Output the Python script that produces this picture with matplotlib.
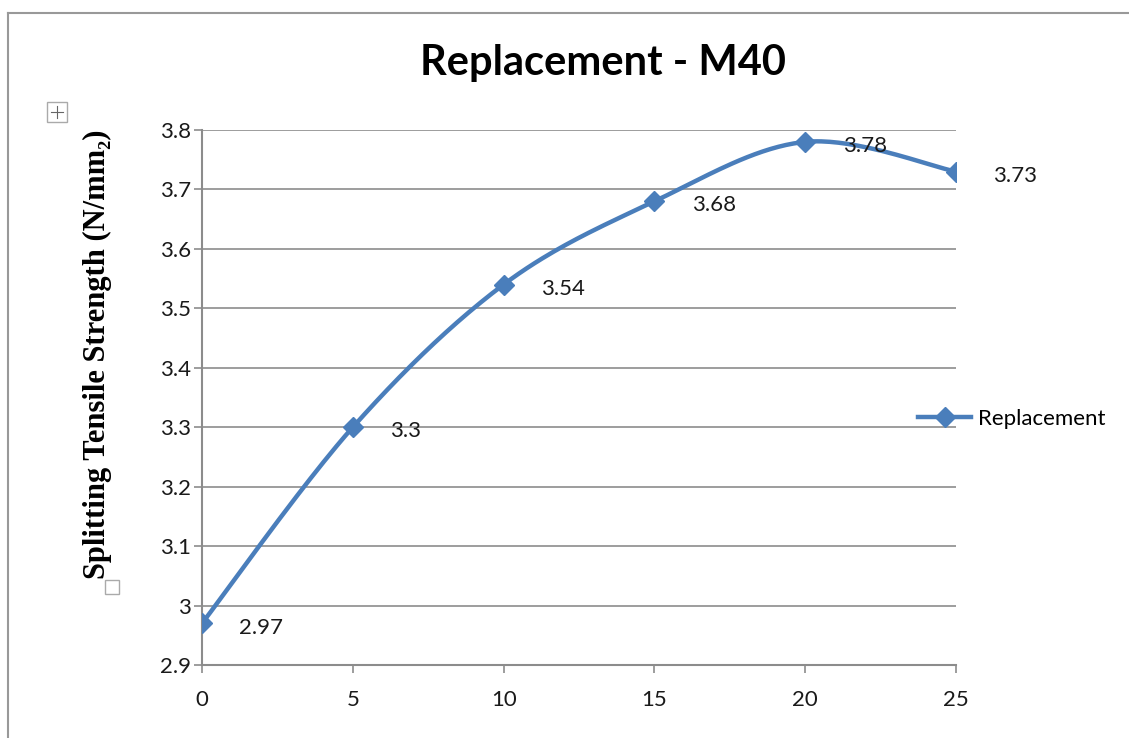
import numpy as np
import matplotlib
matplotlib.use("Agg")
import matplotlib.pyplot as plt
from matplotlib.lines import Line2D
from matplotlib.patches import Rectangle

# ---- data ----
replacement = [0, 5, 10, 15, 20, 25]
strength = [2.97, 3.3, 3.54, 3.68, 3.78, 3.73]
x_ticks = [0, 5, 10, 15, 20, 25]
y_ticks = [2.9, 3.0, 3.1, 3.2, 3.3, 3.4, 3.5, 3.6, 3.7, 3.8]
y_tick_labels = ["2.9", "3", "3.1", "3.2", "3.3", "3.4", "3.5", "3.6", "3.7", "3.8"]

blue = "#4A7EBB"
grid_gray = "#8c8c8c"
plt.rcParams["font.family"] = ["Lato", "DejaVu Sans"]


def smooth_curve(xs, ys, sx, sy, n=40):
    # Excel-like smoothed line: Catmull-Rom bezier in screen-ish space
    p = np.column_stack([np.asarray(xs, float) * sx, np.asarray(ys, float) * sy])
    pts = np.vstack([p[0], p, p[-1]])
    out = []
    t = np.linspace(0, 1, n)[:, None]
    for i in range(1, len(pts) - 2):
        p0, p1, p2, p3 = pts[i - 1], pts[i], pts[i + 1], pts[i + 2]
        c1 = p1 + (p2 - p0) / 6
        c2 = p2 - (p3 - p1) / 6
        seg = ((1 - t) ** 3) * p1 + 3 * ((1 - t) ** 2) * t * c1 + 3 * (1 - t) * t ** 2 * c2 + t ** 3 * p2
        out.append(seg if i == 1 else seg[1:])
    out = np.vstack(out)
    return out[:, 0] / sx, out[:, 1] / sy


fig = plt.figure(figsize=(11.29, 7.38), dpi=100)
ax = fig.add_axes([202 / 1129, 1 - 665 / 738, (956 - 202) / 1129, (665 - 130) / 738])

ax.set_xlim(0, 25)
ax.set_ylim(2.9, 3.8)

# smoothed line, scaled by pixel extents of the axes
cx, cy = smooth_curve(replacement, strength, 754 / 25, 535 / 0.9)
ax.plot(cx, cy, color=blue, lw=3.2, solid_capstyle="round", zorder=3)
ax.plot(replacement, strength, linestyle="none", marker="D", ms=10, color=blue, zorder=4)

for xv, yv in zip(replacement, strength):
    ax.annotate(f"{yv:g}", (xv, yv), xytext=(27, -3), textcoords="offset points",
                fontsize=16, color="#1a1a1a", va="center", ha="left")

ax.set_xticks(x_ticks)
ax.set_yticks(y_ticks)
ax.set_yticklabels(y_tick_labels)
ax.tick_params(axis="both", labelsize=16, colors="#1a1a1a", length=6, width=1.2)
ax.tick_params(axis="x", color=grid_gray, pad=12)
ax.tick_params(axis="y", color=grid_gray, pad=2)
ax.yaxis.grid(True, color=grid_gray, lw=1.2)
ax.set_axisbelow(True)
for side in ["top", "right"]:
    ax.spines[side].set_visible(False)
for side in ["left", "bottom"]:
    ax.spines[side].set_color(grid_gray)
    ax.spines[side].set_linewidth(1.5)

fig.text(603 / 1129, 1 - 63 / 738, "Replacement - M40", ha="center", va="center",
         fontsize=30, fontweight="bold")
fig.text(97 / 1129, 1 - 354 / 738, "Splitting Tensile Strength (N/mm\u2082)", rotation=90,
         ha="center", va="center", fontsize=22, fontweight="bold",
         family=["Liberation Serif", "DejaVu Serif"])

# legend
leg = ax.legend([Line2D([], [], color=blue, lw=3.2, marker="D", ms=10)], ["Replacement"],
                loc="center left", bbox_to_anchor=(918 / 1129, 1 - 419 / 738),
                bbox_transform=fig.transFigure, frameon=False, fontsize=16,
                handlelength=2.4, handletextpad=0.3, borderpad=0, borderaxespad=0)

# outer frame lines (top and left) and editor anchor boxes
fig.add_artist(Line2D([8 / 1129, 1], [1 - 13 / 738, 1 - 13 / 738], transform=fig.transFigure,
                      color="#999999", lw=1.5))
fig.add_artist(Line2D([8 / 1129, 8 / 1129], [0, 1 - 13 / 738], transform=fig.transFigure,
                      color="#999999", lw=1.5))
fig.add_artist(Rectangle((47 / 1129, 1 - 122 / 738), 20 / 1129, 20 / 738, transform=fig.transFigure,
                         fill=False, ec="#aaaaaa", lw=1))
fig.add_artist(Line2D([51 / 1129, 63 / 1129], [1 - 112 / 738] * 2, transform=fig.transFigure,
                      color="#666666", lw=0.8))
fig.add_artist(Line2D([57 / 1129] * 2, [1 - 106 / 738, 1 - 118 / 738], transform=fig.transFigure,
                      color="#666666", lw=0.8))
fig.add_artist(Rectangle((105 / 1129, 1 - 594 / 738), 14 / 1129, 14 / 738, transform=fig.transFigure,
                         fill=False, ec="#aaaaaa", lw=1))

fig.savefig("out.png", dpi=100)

****

Find each line holding "matplotlib". Copy it out.

The response:
Output the Python script that produces this picture with matplotlib.
import matplotlib
matplotlib.use("Agg")
import matplotlib.pyplot as plt
from matplotlib.lines import Line2D
from matplotlib.patches import Rectangle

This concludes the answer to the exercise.